Plankton ecosystem modeling, observations, and biogeochemistry

Jessica LuoI am a research oceanographer in the Marine Ecosystem and Downscaling Division, broadly interested in plankton ecology, food webs, and biogeochemical dynamics. I develop global-scale marine ecosystem models, and collect high-resolution plankton observations to study how food webs shift in time, space, and under climate change. While I specialize in zooplankton, particularly gelatinous zooplankton, I’m interested in dynamics across the plankton to fish spectrum. At GFDL, I am working on developing the next generation of marine ecosystem models, which can improve our understanding of how marine organisms at the bottom of the food chain can impact ocean carbon cycling, how they transfer energy up to fish, and how we can use these tools to improve marine ecological forecasting.

Education and Training

2007, B.A. and M.S., Stanford University
2015, Ph.D., University of Miami
2016-2019, Postdoctoral Fellow, National Center for Atmospheric Research

Link to full CV (Updated July 2023)
Google Scholar

Marine Ecosystem Modeling

Simple NPZD food-web model schematic
NPZD (Nutrient-Phytoplankton-Zooplankton-Detritus) models serve as the basis for the biotic component of marine biogeochemical models. Intermediate complexity global biogeochemical models were designed to resolve the cycling of multiple nutrients and elements (C, N, P, O, Fe, Si, etc), of which the plankton food web is a critical component. Biogeochemical models have increasingly been shown to be potentially relevant for fisheries applications, and thus, the ecosystem representations have become more biologically complex. The research questions that I am interested in include: How does plankton trophic transfer and community structure scale with ecosystem complexity? What are the dominant zooplankton traits that modulate biogeography and energy flows? How do we use global or regional emergent constraints to improve models?

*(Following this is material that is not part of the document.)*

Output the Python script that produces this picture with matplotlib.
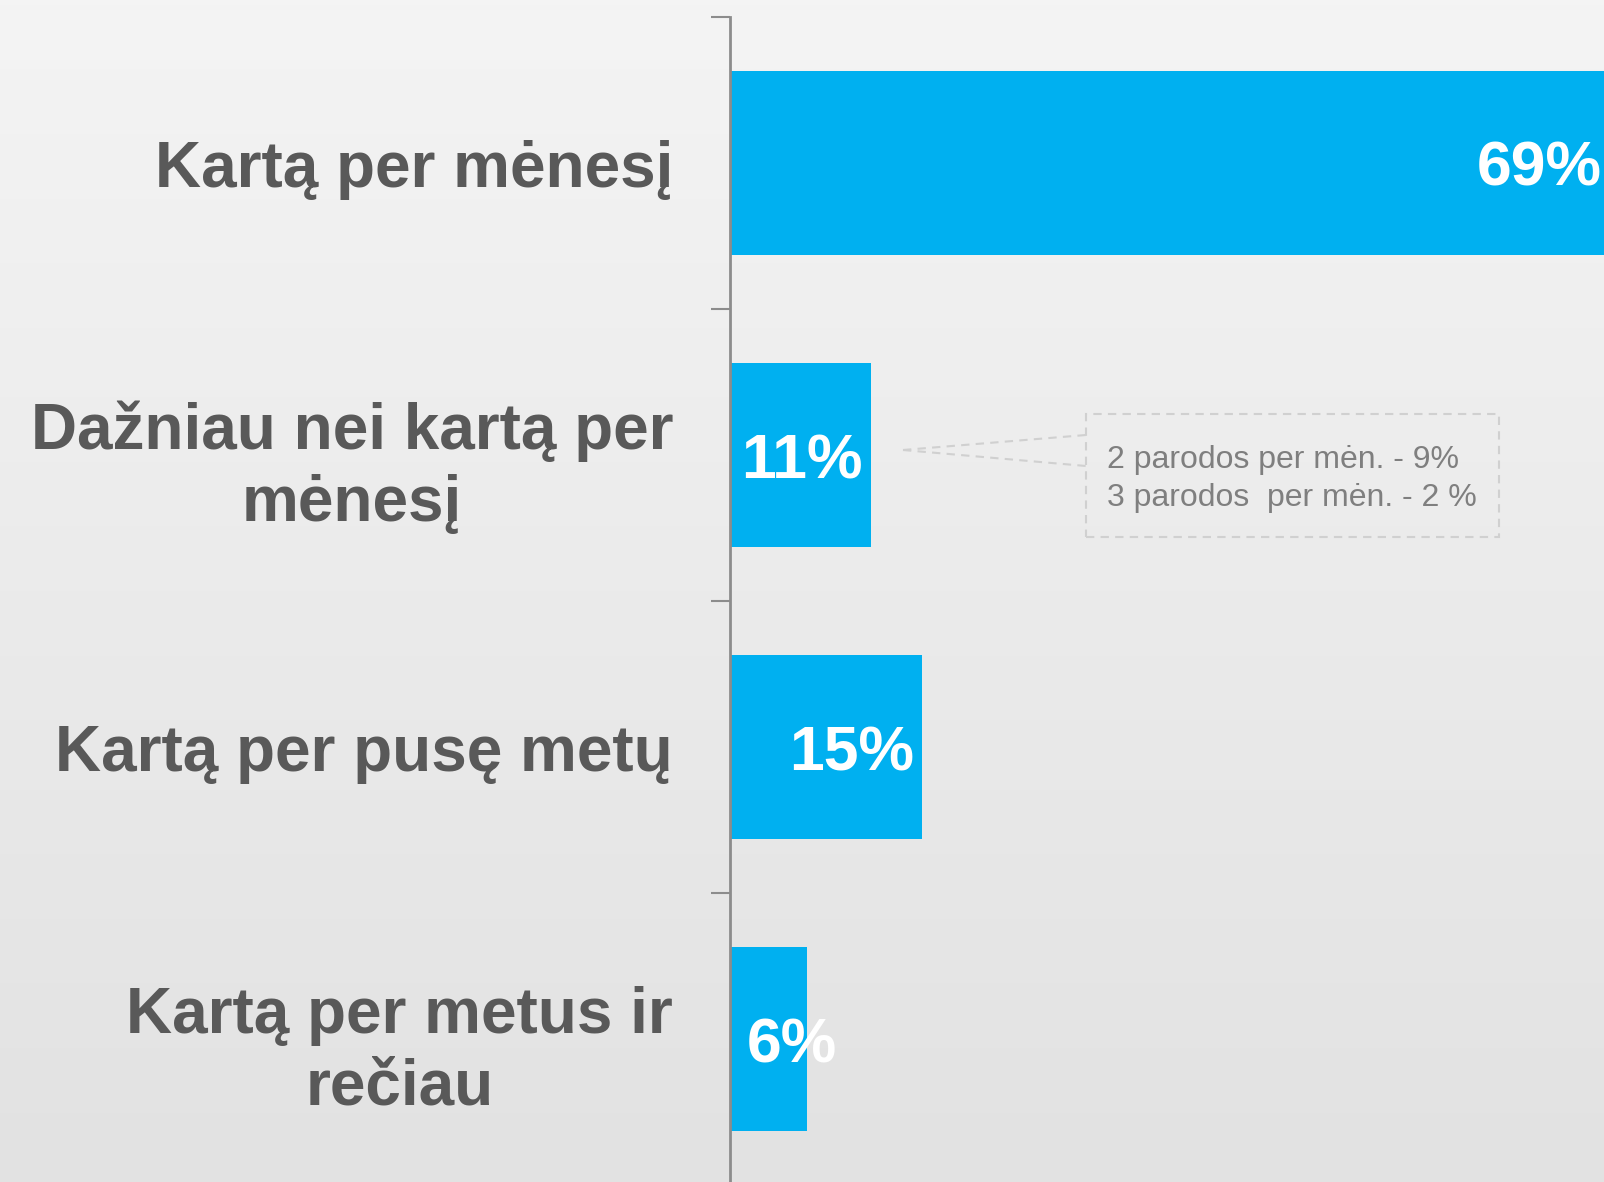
import matplotlib
matplotlib.use("Agg")
import matplotlib.pyplot as plt
import numpy as np
from matplotlib.patches import Rectangle
from matplotlib.lines import Line2D
from matplotlib.colors import LinearSegmentedColormap

categories = ["Kartą per mėnesį", "Dažniau nei kartą per\nmėnesį",
              "Kartą per pusę metų", "Kartą per metus ir\nrečiau"]
values = [69, 11, 15, 6]
value_labels = ["69%", "11%", "15%", "6%"]
note_lines = ["2 parodos per mėn. - 9%", "3 parodos  per mėn. - 2 %"]

W, H = 1604, 1182
DPI = 100
plt.rcParams['font.family'] = ['Liberation Sans', 'DejaVu Sans']

fig = plt.figure(figsize=(W / DPI, H / DPI), dpi=DPI)

# background gradient
bg = fig.add_axes([0, 0, 1, 1], zorder=0)
grad = np.linspace(0, 1, 256).reshape(-1, 1)
cmap = LinearSegmentedColormap.from_list("bg", ["#f4f4f4", "#e2e2e2"])
bg.imshow(grad, aspect='auto', cmap=cmap, extent=[0, 1, 0, 1], origin='upper')
bg.set_axis_off()

left = 730 / W
top = 1 - 17 / H
bottom = 1 - 1185 / H
ax = fig.add_axes([left, bottom, 1 - left, top - bottom], zorder=1)
ax.patch.set_alpha(0)

y = np.arange(len(categories))
ax.barh(y, values, height=0.63, color="#00B0F0", zorder=2)
xmax = 68.2
ax.set_xlim(0, xmax)
ax.set_ylim(len(categories) - 0.5, -0.5)

for s in ["top", "right", "bottom"]:
    ax.spines[s].set_visible(False)
ax.spines["left"].set_color("#8c8c8c")
ax.spines["left"].set_linewidth(2)
ax.spines["left"].set_zorder(3)

ax.set_xticks([])
ax.set_yticks(y)
ax.set_yticklabels(categories, fontsize=46, fontweight='bold', color="#595959",
                   multialignment='center', linespacing=1.25)
ax.tick_params(axis='y', which='major', length=0, pad=41)
ax.set_yticks(np.arange(-0.5, len(categories), 1.0), minor=True)
ax.tick_params(axis='y', which='minor', length=13.7, width=1.5, color="#8c8c8c")

for yi, v, lab in zip(y, values, value_labels):
    if v > xmax:
        ax.annotate(lab, xy=(xmax, yi), xytext=(-2, -6), textcoords='offset pixels',
                    ha='right', va='center', fontsize=45, fontweight='bold', color='white',
                    zorder=4, annotation_clip=False)
    elif v >= 10:
        ax.annotate(lab, xy=(v, yi), xytext=(-8, -7), textcoords='offset pixels',
                    ha='right', va='center', fontsize=45, fontweight='bold', color='white',
                    zorder=4, annotation_clip=False)
    else:
        ax.annotate(lab, xy=(0, yi), xytext=(17, -7), textcoords='offset pixels',
                    ha='left', va='center', fontsize=45, fontweight='bold', color='white',
                    zorder=4, annotation_clip=False)

# callout box (figure pixel coords)
def fx(px):
    return px / W

def fy(py):
    return 1 - py / H

box_l, box_r, box_t, box_b = 1086, 1499, 414, 537
fig.patches.append(Rectangle((fx(box_l), fy(box_b)), fx(box_r) - fx(box_l), fy(box_t) - fy(box_b),
                             transform=fig.transFigure, fill=False, edgecolor="#d0d0d0",
                             linewidth=1.5, linestyle=(0, (4, 3)), zorder=5))
for ey in (435, 466):
    fig.lines.append(Line2D([fx(903), fx(box_l)], [fy(450), fy(ey)], transform=fig.transFigure,
                            color="#d0d0d0", linewidth=1.5, linestyle=(0, (4, 3)), zorder=5))
fig.text(fx(1107), fy(460), note_lines[0], fontsize=23, color="#7f7f7f", va='center', ha='left', zorder=6)
fig.text(fx(1107), fy(498), note_lines[1], fontsize=23, color="#7f7f7f", va='center', ha='left', zorder=6)

fig.savefig("out.png", dpi=DPI)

Role of gelatinous zooplankton in marine ecosystems

Illustration of a salp, jellyfish, and comb jelly
Gelatinous zooplankton, or jellies, are a diverse group of marine organisms that include the true jellyfish (cnidarians), comb jellies (ctenophores), and gelatinous filter-feeders (salps, appendicularians). They are characterized by their extremely high in water content, compared to other zooplankton, and often boom-and-bust population dynamics. Jellies have historically been undersampled due to their fragile body structure and propensity to break apart in nets, but new observational methods have shown that they are extremely abundant and cosmopolitan components of marine ecosystem. Some of the questions I’m interested in are: where are gelatinous zooplankton distributed, and why? What is their role in global biogeochemical cycles? How do their non-linear population dynamics impact ecosystem function and structure?

Submesoscale plankton dynamics

Sample mesozooplankton from the In Situ Ichthyoplankton Imaging System
Ocean submesoscales (100 meters to 10 kilometers) are extremely important for structuring plankton communities, enhancing biodiversity, and facilitating predator-prey interactions. Plankton imaging systems (e.g., towed, underway imagers) are offering an unprecedented view into the fine-scale interactions of marine organisms. Research conducted using these imaging systems has revealed the incredible amount of diversity and plankton trophic structure at ocean mesoscales. As part of my work in the Cowen-Sponaugle Plankton Ecology Lab, I deployed the In Situ Ichthyoplankton Imaging System to study plankton community dynamics in the Southern California Bight, Northern Gulf of Mexico, Straits of Florida, and various other coastal and oceanic systems around the world. I co-developed the original Plankton Portal, an online crowd-sourcing site for the identification of plankton images, and led the scientific design of a machine learning competition (the 1st Annual National Data Science Bowl) for an automated image classification algorithm for 130+ species of plankton. At GFDL, I am exploring the use of these high-resolution plankton observations for ecosystem models. How can we use high-resolution observations to validate models? How can they be better integrated? This line of work can lead to many interesting research questions regarding submesoscale plankton variability and the physical-biological processes that generate such patterns.